The main difference is that a serf is legally tied to the land. A serf can't be moved around or sold as an individual - rather, if you sold the land, it came with the serfs legally bound to it. A slave, by contrast, can be bought or sold as an individual and sent wherever his owner wants.
Note: I'm talking about the kind of serfdom practiced in the Russian Empire up until 1861, not the medieval feudal kind.
Source: Russia in the Age of Catherine the Great, by Isabel Madariaga.
I've got some notes on this from a lecture, so I hope they might be of some use.
Slavery is the system by which people are bought and sold. They were, for some time, "tools with voices", part of an industrial system. They count as property, and have no real rights.

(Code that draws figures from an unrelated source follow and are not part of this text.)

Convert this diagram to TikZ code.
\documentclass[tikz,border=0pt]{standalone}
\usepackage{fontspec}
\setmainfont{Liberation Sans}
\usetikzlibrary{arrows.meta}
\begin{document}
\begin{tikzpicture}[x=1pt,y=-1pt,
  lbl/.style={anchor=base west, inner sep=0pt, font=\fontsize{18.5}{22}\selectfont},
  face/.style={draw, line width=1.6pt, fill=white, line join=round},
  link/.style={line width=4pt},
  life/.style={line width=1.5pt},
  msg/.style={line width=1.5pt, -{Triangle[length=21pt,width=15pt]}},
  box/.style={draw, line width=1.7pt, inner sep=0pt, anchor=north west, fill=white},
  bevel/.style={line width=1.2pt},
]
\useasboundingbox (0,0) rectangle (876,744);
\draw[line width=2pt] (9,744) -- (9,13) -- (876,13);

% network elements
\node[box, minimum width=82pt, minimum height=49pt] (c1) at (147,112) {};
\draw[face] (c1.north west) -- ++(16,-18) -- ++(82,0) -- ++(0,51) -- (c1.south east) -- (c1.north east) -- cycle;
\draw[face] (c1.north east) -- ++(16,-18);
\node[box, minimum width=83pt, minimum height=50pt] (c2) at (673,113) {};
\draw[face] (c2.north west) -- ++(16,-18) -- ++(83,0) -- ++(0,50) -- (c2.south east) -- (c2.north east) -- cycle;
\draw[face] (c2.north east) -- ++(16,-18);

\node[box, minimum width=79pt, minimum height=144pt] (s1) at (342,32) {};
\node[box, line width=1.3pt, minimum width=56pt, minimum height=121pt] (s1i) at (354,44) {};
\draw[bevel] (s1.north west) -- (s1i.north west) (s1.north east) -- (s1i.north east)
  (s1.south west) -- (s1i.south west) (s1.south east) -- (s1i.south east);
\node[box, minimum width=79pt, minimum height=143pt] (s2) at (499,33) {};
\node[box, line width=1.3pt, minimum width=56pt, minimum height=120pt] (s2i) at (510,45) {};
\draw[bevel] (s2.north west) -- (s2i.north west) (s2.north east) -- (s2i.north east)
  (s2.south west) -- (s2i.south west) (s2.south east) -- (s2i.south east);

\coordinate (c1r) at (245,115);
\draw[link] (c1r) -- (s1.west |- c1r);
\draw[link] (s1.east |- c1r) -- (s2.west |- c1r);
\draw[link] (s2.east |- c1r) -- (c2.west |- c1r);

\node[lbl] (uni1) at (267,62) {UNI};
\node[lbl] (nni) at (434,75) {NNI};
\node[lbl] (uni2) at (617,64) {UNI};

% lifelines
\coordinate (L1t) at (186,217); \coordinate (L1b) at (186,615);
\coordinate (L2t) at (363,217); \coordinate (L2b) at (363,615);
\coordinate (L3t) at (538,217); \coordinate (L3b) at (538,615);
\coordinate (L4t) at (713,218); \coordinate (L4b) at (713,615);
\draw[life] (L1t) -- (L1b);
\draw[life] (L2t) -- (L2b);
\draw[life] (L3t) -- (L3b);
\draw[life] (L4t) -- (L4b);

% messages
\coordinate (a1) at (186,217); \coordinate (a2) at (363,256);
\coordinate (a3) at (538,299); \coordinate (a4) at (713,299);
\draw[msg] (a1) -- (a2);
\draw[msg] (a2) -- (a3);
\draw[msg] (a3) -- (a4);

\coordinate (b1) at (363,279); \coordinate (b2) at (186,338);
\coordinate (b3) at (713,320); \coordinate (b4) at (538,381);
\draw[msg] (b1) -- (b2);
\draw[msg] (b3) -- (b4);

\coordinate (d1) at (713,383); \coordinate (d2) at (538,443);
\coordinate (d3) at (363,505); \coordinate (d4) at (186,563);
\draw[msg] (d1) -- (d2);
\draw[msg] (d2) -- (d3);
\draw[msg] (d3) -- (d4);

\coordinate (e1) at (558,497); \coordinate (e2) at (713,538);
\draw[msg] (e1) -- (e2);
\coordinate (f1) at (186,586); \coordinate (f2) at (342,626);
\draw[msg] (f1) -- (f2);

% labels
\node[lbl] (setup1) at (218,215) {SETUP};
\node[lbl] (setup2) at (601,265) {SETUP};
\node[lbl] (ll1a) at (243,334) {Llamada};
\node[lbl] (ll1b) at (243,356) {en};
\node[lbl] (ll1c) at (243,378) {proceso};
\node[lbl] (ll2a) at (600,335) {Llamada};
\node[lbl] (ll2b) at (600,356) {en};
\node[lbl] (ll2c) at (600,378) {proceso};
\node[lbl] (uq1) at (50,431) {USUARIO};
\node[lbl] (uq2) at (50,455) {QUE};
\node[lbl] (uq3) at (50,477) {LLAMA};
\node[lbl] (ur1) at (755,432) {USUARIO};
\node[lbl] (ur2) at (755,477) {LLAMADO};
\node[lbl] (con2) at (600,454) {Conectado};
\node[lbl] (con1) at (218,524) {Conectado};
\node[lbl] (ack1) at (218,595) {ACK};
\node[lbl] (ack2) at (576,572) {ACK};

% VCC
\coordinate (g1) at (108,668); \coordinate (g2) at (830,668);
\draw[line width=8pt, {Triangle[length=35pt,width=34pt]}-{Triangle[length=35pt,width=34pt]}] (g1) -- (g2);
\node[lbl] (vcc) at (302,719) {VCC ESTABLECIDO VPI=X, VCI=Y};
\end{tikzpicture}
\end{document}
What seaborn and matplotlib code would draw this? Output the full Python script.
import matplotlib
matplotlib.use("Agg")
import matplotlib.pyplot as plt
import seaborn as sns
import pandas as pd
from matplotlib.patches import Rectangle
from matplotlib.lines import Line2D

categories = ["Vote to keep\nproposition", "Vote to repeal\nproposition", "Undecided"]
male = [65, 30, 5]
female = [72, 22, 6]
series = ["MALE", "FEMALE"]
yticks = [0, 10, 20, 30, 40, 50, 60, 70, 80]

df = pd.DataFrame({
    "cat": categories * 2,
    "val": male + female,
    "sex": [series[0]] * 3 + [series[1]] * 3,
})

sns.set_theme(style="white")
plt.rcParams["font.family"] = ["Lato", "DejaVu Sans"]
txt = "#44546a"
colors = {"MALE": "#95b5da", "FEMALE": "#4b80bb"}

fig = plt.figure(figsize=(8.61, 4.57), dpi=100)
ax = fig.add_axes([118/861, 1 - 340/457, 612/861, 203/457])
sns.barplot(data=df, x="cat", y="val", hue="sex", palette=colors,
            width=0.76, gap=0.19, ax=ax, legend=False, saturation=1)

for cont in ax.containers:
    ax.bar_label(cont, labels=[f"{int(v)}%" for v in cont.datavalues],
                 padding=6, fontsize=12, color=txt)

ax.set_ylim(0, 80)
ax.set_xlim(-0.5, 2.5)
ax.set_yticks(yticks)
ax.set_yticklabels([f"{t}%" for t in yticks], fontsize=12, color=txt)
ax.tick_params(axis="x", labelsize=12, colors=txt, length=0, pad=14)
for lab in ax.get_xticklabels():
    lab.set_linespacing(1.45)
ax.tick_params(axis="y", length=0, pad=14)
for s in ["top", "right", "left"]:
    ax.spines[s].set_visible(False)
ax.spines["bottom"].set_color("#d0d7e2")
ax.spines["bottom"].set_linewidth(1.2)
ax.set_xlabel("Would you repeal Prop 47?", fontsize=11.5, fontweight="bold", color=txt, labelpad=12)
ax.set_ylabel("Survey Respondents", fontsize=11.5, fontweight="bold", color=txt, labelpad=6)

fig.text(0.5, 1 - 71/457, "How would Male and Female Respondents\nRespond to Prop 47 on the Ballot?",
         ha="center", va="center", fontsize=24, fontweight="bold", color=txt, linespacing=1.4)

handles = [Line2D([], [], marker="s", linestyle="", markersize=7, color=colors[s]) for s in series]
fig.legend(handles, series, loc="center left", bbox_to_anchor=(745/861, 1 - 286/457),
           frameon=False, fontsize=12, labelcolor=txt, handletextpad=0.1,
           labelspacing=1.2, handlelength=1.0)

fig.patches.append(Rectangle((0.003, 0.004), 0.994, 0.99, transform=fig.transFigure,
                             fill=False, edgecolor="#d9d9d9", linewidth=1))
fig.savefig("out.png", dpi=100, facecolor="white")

Serfs, by contrast, do. They belong to the land, and their liege lords have rights and responsibilities pertaining to them. Serfs could not be bought and sold: they went with the land, and serf families could not be broken apart. They could not be evicted from the land, and lords were obliged to feed and look after their serfs. In return, serfs could not change their craft or do something different to usual in the land. They were not free even if they were not slaves. Ultimately serfdom could be better than peasantry if it was in a time of crisis, since it was a means of surviving.
Source (via lecturer) Slavery and Serfdom in the Middle Ages, by Marc Bloch (translation of Melanges Historiques).